Reputation: 303510
I have a file in my project that was present in previous commits, and then was removed by a later commit. I wanted to use git clean
to remove the file, but it wouldn't do it. I used the workaround of just rm
ing the file, but I'm wondering:
Why would git clean
not see this file as a candidate for deletion?
Here's the (sanitized) trace of my experiments:
me@mybox:/myproj/build$ git reset --hard origin/master
HEAD is now at 64a87ed Merge branch 'dev/phrogz/whee' into 'master'
me@mybox:/myproj/build$ git status
On branch master
Your branch is up-to-date with 'origin/master'.
Untracked files:
(use "git add <file>..." to include in what will be committed)
../app/faux/prep.sh
nothing added to commit but untracked files present (use "git add" to track)
me@mybox:/myproj/build$ git clean -n
me@mybox:/myproj/build$ git clean -f -d
me@mybox:/myproj/build$ git status
On branch master
Your branch is up-to-date with 'origin/master'.
Untracked files:
(use "git add <file>..." to include in what will be committed)
../app/faux/prep.sh
nothing added to commit but untracked files present (use "git add" to track)
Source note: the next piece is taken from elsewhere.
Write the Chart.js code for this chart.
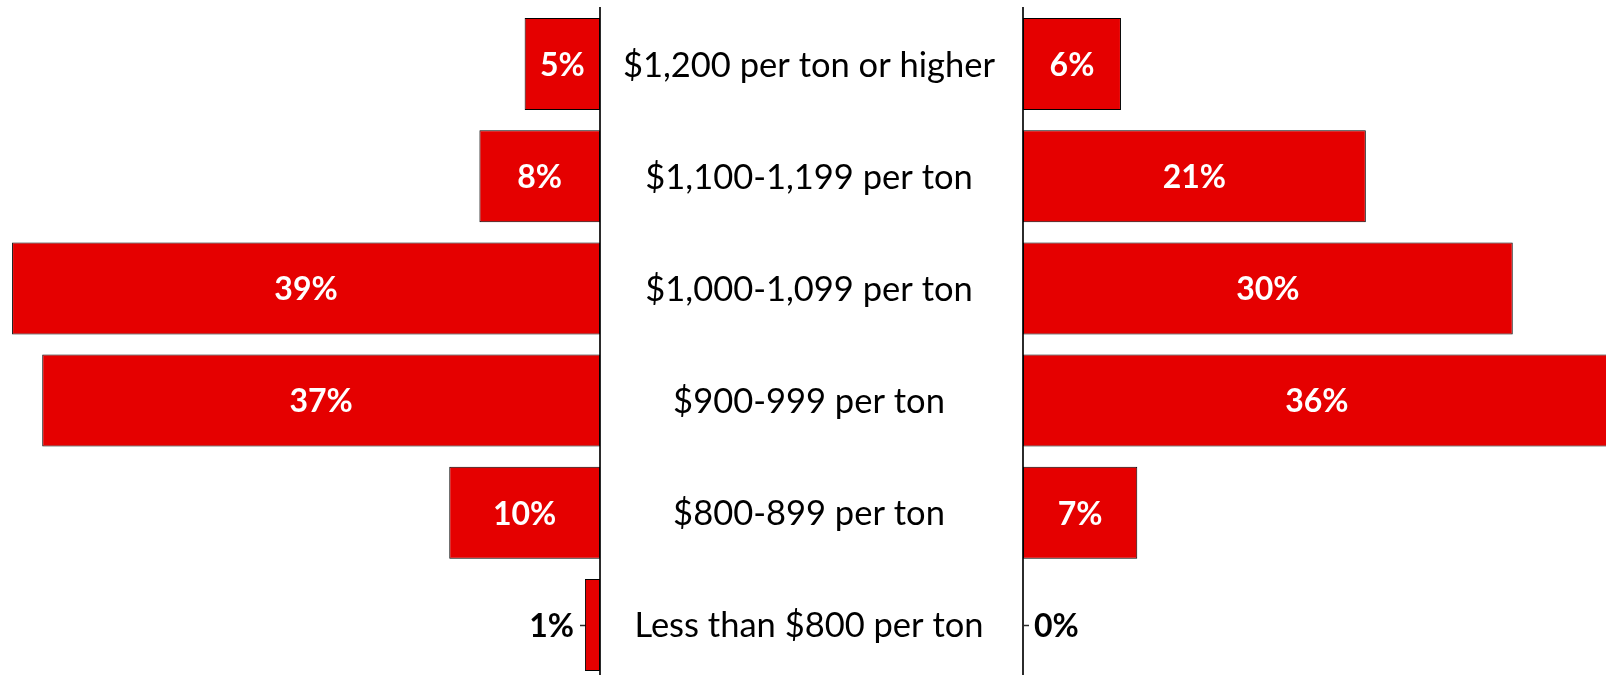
<!DOCTYPE html>
<html>
<head>
<meta charset="utf-8">
<script src="https://cdn.jsdelivr.net/npm/chart.js@4.4.1/dist/chart.umd.min.js"></script>
<style>
  html, body { margin: 0; padding: 0; background: #fff; overflow: hidden; }
  #wrap { position: relative; width: 1606px; height: 675px; overflow: hidden; background: #fff; }
  #leftChart { position: absolute; left: -3px; top: 0; }
  #rightChart { position: absolute; left: 1013px; top: 0; }
</style>
</head>
<body>
<div id="wrap">
  <canvas id="leftChart" width="1026" height="690"></canvas>
  <canvas id="rightChart" width="663" height="690"></canvas>
</div>
<script>
// ---- data ----
const categories = [
  '$1,200 per ton or higher',
  '$1,100-1,199 per ton',
  '$1,000-1,099 per ton',
  '$900-999 per ton',
  '$800-899 per ton',
  'Less than $800 per ton'
];
const leftValues = [5, 8, 39, 37, 10, 1];
const rightValues = [6, 21, 30, 36, 7, 0];
const axisMax = 40;

// ---- style ----
const FONT = 'Lato, "Open Sans", "DejaVu Sans", sans-serif';
const BAR_RED = '#E50000';
const AXIS_COLOR = '#2b2b2b';
const CAT_SIZE = 34.5;
const VAL_SIZE = 32;

const valueLabels = {
  id: 'valueLabels',
  afterDatasetsDraw(chart, args, opts) {
    const ctx = chart.ctx;
    const meta = chart.getDatasetMeta(0);
    const data = chart.data.datasets[0].data;
    ctx.save();
    ctx.font = `bold ${VAL_SIZE}px ${FONT}`;
    ctx.textBaseline = 'alphabetic';
    meta.data.forEach((bar, i) => {
      const txt = data[i] + '%';
      const w = Math.abs(bar.x - bar.base);
      const tw = ctx.measureText(txt).width;
      const yb = bar.y + VAL_SIZE * 0.37;
      if (tw + 10 < w) {
        ctx.fillStyle = '#ffffff';
        ctx.textAlign = 'center';
        ctx.fillText(txt, (bar.x + bar.base) / 2, yb);
      } else {
        const dir = opts.side === 'left' ? -1 : 1;
        ctx.fillStyle = '#000000';
        ctx.textAlign = dir < 0 ? 'right' : 'left';
        ctx.fillText(txt, bar.x + dir * 11, yb);
      }
    });
    ctx.restore();
  }
};

const innerTicks = {
  id: 'innerTicks',
  beforeDatasetsDraw(chart, args, opts) {
    const ctx = chart.ctx;
    const ys = chart.scales.y;
    const dir = opts.side === 'left' ? -1 : 1;
    const x0 = opts.side === 'left' ? chart.chartArea.right : chart.chartArea.left;
    ctx.save();
    ctx.strokeStyle = AXIS_COLOR;
    ctx.lineWidth = 1.5;
    categories.forEach((c, i) => {
      const y = Math.round(ys.getPixelForValue(i)) + 0.5;
      ctx.beginPath();
      ctx.moveTo(x0, y);
      ctx.lineTo(x0 + dir * opts.len, y);
      ctx.stroke();
    });
    ctx.restore();
  }
};

const categoryLabels = {
  id: 'categoryLabels',
  afterDraw(chart, args, opts) {
    const ctx = chart.ctx;
    const ys = chart.scales.y;
    ctx.save();
    ctx.font = `${CAT_SIZE}px ${FONT}`;
    ctx.fillStyle = '#000000';
    ctx.textAlign = 'center';
    ctx.textBaseline = 'alphabetic';
    const x = chart.chartArea.right + opts.offsetX;
    categories.forEach((c, i) => {
      ctx.fillText(c, x, ys.getPixelForValue(i) + CAT_SIZE * 0.36);
    });
    ctx.restore();
  }
};

function barDataset(values) {
  return {
    data: values,
    backgroundColor: BAR_RED,
    borderColor: '#000000',
    borderWidth: 1,
    borderSkipped: false,
    categoryPercentage: 1,
    barPercentage: 0.82
  };
}

new Chart(document.getElementById('leftChart'), {
  type: 'bar',
  data: { labels: categories, datasets: [barDataset(leftValues)] },
  plugins: [innerTicks, valueLabels, categoryLabels],
  options: {
    indexAxis: 'y',
    responsive: false,
    animation: false,
    events: [],
    layout: { padding: { top: 8, bottom: 9, left: 0, right: 0 } },
    plugins: {
      legend: { display: false },
      tooltip: { enabled: false },
      valueLabels: { side: 'left' },
      innerTicks: { side: 'left', len: 20 },
      categoryLabels: { offsetX: 209 }
    },
    scales: {
      x: { type: 'linear', reverse: true, min: 0, max: axisMax, display: false },
      y: {
        type: 'category',
        position: 'right',
        offset: true,
        z: 1,
        grid: { display: false, drawOnChartArea: false, drawTicks: false },
        border: { display: true, color: AXIS_COLOR, width: 2 },
        ticks: { display: false },
        afterFit(scale) { scale.width = 423; }
      }
    }
  }
});

new Chart(document.getElementById('rightChart'), {
  type: 'bar',
  data: { labels: categories, datasets: [barDataset(rightValues)] },
  plugins: [innerTicks, valueLabels],
  options: {
    indexAxis: 'y',
    responsive: false,
    animation: false,
    events: [],
    layout: { padding: { top: 8, bottom: 9, left: 0, right: 0 } },
    plugins: {
      legend: { display: false },
      tooltip: { enabled: false },
      valueLabels: { side: 'right' },
      innerTicks: { side: 'right', len: 6 }
    },
    scales: {
      x: { type: 'linear', min: 0, max: axisMax, display: false },
      y: {
        type: 'category',
        position: 'left',
        offset: true,
        z: 1,
        grid: { display: false, drawOnChartArea: false, drawTicks: false },
        border: { display: true, color: AXIS_COLOR, width: 2 },
        ticks: { display: false },
        afterFit(scale) { scale.width = 10; }
      }
    }
  }
});
</script>
</body>
</html>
me@mybox:/myproj/build$ rm ../app/faux/prep.sh
me@mybox:/myproj/build$ git status
On branch master
Your branch is up-to-date with 'origin/master'.
nothing to commit, working tree clean
Upvotes: 3
Views: 1407
Reputation: 20640
The help for git clean says "Cleans the working tree by recursively removing files that are not under version control, starting from the current directory." (emphasis mine)
So since the file is in ../app
you need to go up one level before the command will try to remove it.